-- Data extract start --

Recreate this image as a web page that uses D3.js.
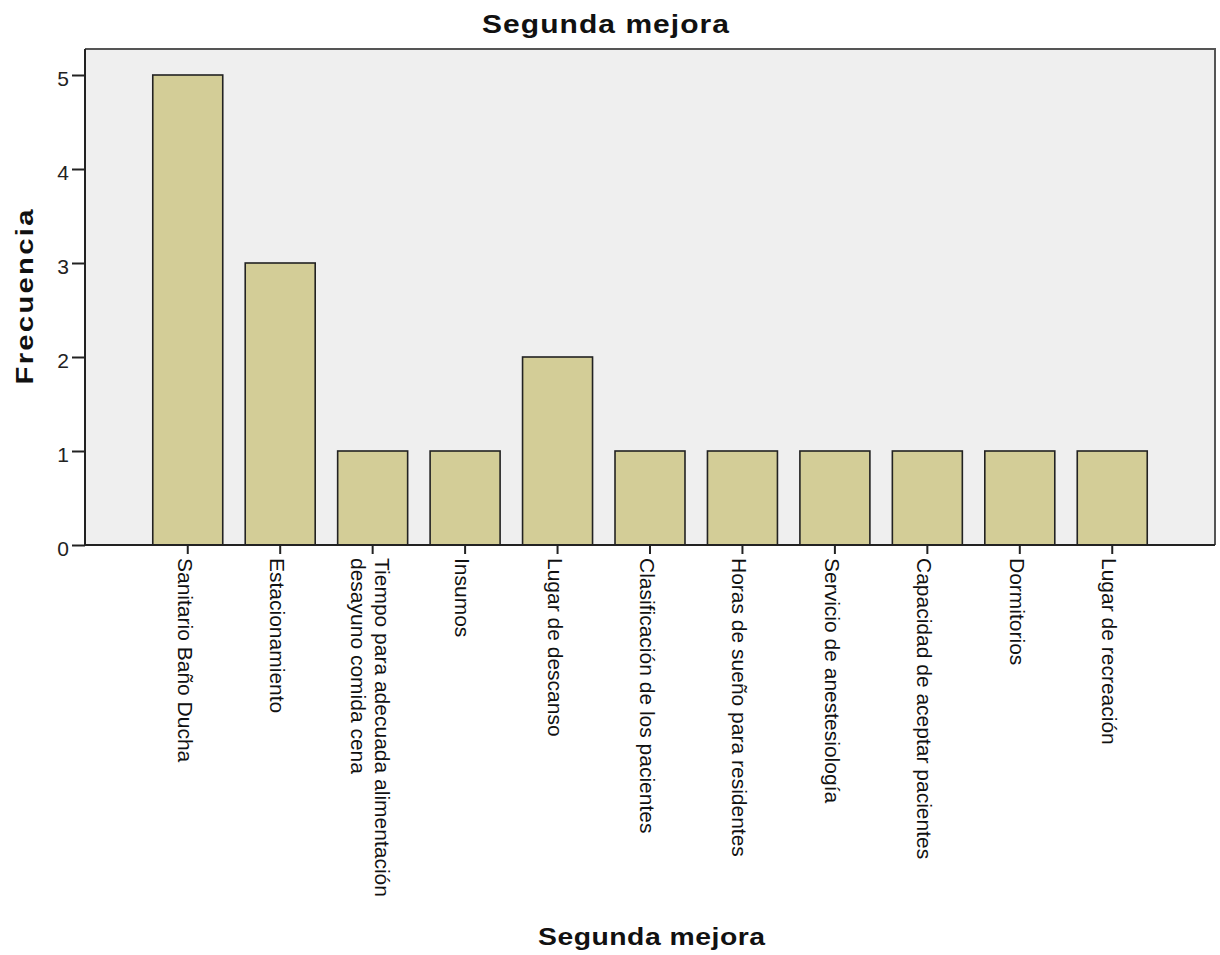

-- Data extract end --
-- Data extract start --

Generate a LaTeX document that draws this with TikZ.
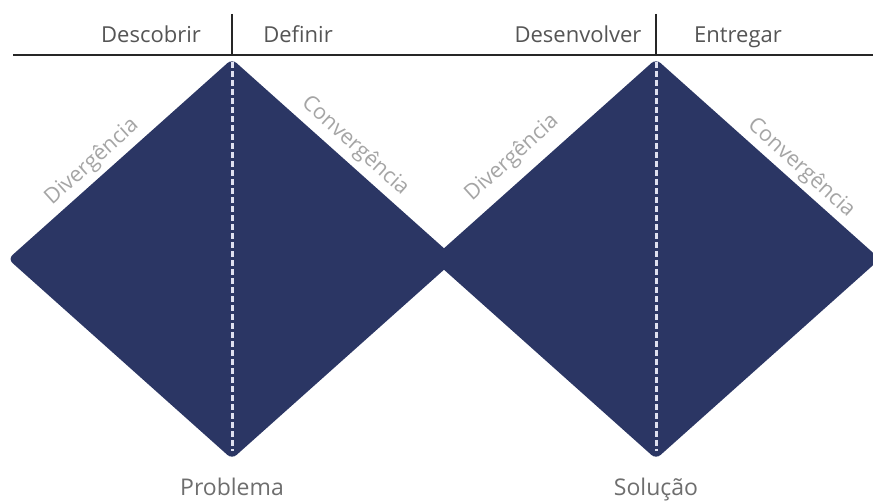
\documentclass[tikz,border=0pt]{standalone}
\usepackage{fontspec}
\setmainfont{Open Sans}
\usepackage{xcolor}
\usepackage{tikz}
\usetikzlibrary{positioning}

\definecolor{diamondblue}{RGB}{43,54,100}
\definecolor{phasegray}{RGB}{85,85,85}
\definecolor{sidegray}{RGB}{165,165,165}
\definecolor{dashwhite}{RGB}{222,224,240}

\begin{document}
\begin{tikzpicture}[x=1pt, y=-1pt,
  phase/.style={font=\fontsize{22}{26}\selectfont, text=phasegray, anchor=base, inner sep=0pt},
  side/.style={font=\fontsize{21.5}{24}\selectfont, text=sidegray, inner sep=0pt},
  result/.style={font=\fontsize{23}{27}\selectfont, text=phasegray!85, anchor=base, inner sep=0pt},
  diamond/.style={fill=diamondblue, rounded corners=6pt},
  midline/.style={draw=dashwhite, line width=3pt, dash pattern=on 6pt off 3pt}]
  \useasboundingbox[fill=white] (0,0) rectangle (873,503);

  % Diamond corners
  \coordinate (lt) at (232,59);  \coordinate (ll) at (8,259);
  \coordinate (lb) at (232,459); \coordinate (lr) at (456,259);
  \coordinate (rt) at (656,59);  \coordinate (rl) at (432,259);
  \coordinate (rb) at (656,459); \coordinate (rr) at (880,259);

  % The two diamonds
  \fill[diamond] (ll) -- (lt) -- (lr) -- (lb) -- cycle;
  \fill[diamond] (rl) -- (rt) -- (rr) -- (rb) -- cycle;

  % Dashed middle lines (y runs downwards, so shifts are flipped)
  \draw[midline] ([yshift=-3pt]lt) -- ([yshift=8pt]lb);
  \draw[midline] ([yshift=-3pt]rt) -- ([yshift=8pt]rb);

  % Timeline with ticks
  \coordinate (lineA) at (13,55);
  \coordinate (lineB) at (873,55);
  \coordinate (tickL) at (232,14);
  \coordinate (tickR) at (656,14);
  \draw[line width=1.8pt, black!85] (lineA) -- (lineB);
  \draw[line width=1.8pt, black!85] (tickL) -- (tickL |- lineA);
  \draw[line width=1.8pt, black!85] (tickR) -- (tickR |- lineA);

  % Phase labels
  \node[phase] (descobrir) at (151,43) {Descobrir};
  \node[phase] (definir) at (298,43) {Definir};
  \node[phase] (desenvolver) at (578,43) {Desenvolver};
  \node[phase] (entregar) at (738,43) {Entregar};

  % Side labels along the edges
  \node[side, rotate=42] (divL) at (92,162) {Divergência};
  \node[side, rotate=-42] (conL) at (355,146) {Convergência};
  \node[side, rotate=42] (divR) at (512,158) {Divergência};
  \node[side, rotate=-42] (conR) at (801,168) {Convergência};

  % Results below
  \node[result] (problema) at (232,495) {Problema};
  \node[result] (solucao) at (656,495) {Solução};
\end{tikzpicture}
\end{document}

-- Data extract end --
-- Data extract start --

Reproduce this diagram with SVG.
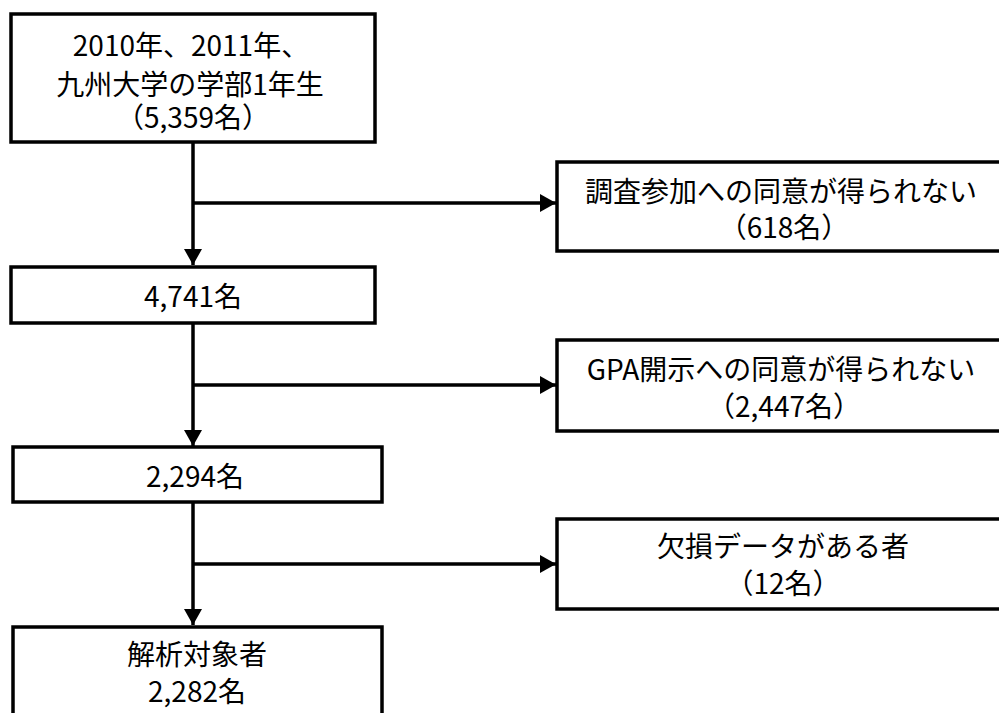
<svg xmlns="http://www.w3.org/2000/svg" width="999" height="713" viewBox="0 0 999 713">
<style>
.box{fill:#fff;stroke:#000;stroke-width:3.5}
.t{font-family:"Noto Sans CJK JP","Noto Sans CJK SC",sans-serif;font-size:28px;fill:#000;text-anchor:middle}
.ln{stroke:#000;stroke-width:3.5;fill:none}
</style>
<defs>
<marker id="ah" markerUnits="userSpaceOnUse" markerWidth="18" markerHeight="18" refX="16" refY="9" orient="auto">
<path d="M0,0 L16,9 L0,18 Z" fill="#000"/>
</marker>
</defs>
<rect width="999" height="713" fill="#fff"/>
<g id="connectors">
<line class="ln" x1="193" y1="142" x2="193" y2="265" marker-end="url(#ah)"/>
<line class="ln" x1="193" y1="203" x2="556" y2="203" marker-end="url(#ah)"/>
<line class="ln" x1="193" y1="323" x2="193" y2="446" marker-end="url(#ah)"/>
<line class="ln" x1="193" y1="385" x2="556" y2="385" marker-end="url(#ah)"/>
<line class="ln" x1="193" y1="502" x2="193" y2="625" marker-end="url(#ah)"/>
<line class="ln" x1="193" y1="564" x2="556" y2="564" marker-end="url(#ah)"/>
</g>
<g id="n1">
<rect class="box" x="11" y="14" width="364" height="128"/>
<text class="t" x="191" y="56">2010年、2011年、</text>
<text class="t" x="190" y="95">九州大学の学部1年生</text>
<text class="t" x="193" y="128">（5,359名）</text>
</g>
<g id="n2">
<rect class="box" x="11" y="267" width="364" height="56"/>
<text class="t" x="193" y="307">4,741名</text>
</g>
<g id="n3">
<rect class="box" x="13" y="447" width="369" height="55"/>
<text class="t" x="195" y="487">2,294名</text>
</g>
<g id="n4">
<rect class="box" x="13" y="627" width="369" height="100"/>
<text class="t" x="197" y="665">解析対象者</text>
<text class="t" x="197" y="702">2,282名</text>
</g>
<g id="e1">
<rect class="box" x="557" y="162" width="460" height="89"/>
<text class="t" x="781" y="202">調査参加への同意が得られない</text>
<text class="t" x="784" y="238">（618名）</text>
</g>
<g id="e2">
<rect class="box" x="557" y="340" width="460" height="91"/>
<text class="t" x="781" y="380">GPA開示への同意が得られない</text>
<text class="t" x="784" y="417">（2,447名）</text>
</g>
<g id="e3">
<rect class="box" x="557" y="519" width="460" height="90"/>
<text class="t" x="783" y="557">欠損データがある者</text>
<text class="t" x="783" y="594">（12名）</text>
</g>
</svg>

-- Data extract end --

| Work required |
Pictures should be left out. Retype only the run of lines from the line containing "Generate a LaTeX" to the line containing "(0,0) rectangle (873,503);", inclusive.

| Output of the exercise |
Generate a LaTeX document that draws this with TikZ.
\documentclass[tikz,border=0pt]{standalone}
\usepackage{fontspec}
\setmainfont{Open Sans}
\usepackage{xcolor}
\usepackage{tikz}
\usetikzlibrary{positioning}

\definecolor{diamondblue}{RGB}{43,54,100}
\definecolor{phasegray}{RGB}{85,85,85}
\definecolor{sidegray}{RGB}{165,165,165}
\definecolor{dashwhite}{RGB}{222,224,240}

\begin{document}
\begin{tikzpicture}[x=1pt, y=-1pt,
  phase/.style={font=\fontsize{22}{26}\selectfont, text=phasegray, anchor=base, inner sep=0pt},
  side/.style={font=\fontsize{21.5}{24}\selectfont, text=sidegray, inner sep=0pt},
  result/.style={font=\fontsize{23}{27}\selectfont, text=phasegray!85, anchor=base, inner sep=0pt},
  diamond/.style={fill=diamondblue, rounded corners=6pt},
  midline/.style={draw=dashwhite, line width=3pt, dash pattern=on 6pt off 3pt}]
  \useasboundingbox[fill=white] (0,0) rectangle (873,503);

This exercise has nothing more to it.